Life on the Border: The Architecture of the Trans-boundary Urban Space
Life on the Border: The Architecture of the Trans-boundary Urban Space.
Weitzman School of Design Upenn
“…the wall was not an object but an erasure, …It was a warning that -in architecture- absence would
always win in a contest with presence.”
Rem Koolhaas, Field Trip.
Professor. Germán Pallares
Description:
Architects are inherently border-making agents: building the primitive hut meant to ‘define the space’ of what was for ‘human’ activities in opposition to those belonging to ‘nature’, to set boundaries between the interior and the exterior. In time, villages, cities, and nations were established by similar kinds of divisions, leading to the necessity to redefine borders as shared spaces. Spatial objects in urban landscapes - buildings, walls, highways, bridges, portals, etc. - represent both physical and imaginary borders, and function as both isolating barriers and unifying seams that affect the everyday life of the dwellers in these liminal spaces.
In view that the world is experiencing a resurgence of extreme nationalist politics that threaten to ignite nation-states’ isolationist immigration policies, to gain a comprehensive understanding about trans-boundary living conditions becomes increasingly relevant and necessary. This course begins by understanding borders as “geographies of conflict” that transcend physical and political divisions. These inherently systemic territorial and cultural landscapes have been historically disturbed, and many times radically altered by political forces, resulting in situations of confrontation. Recognizing our role as border-making agents, architect Teddy Cruz asks, “Can border regions be the laboratories to reimagine citizenship beyond the nation-state?... Can architects intervene in the reorganization of political institutions, new forms of governance, economic systems, research and pedagogy, and new conceptions of cultural and economic production?” 1
This course considers the architecture that makes the borders of cities, regions, and nations. Case studies central to this course will include: the border shared between México and the United States, the Demilitarized Zone (DMZ) of North-South Korea, and the land dividing Palestinian and Israeli territories.
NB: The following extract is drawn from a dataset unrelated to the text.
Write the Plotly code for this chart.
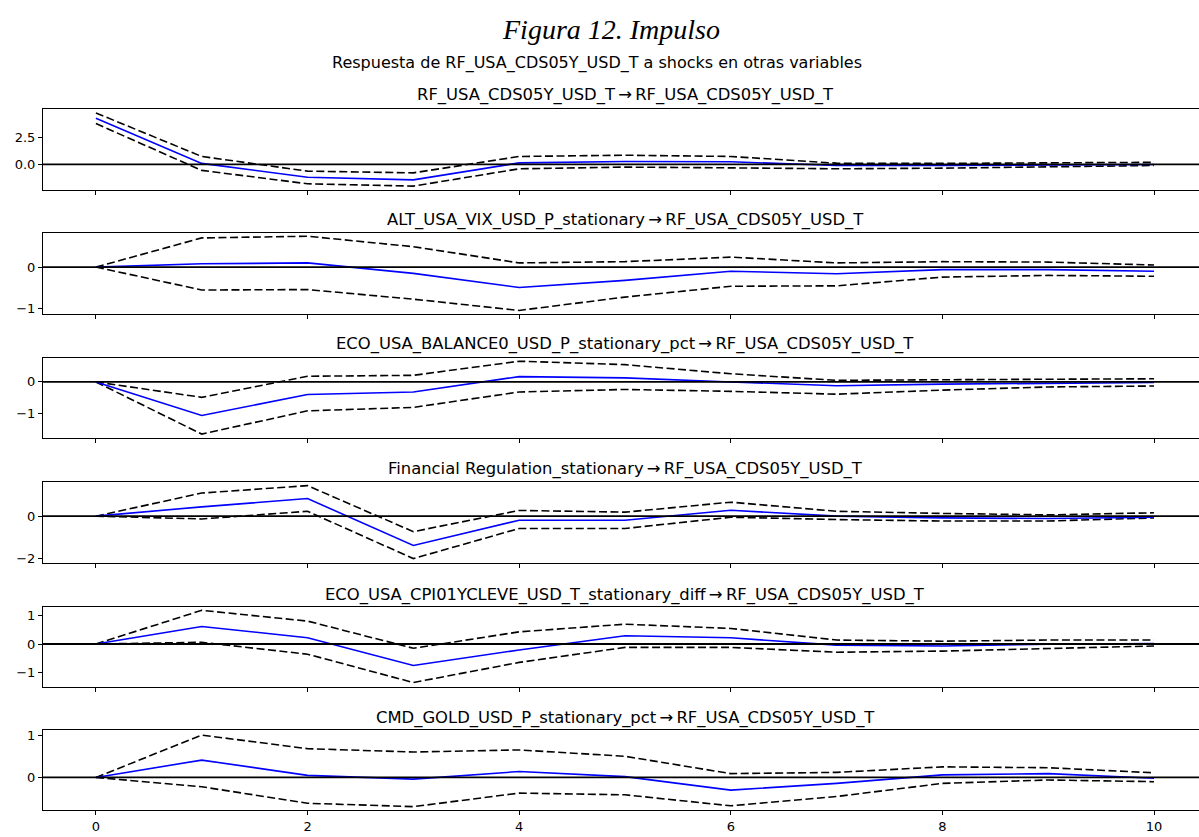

Other examples, like the Berlin Wall, will be used as analogue case studies. The seminar will critically assess how architecture has been leveraged to facilitate state and institutional control of space; but also, how architecture and it’s projective tools like maps, plans, signage, and patterns of use can act as operative forces for alienation, segregation, division, violence and surveillance, as well as the post-border potential of architecture for connection, communication, and collaboration.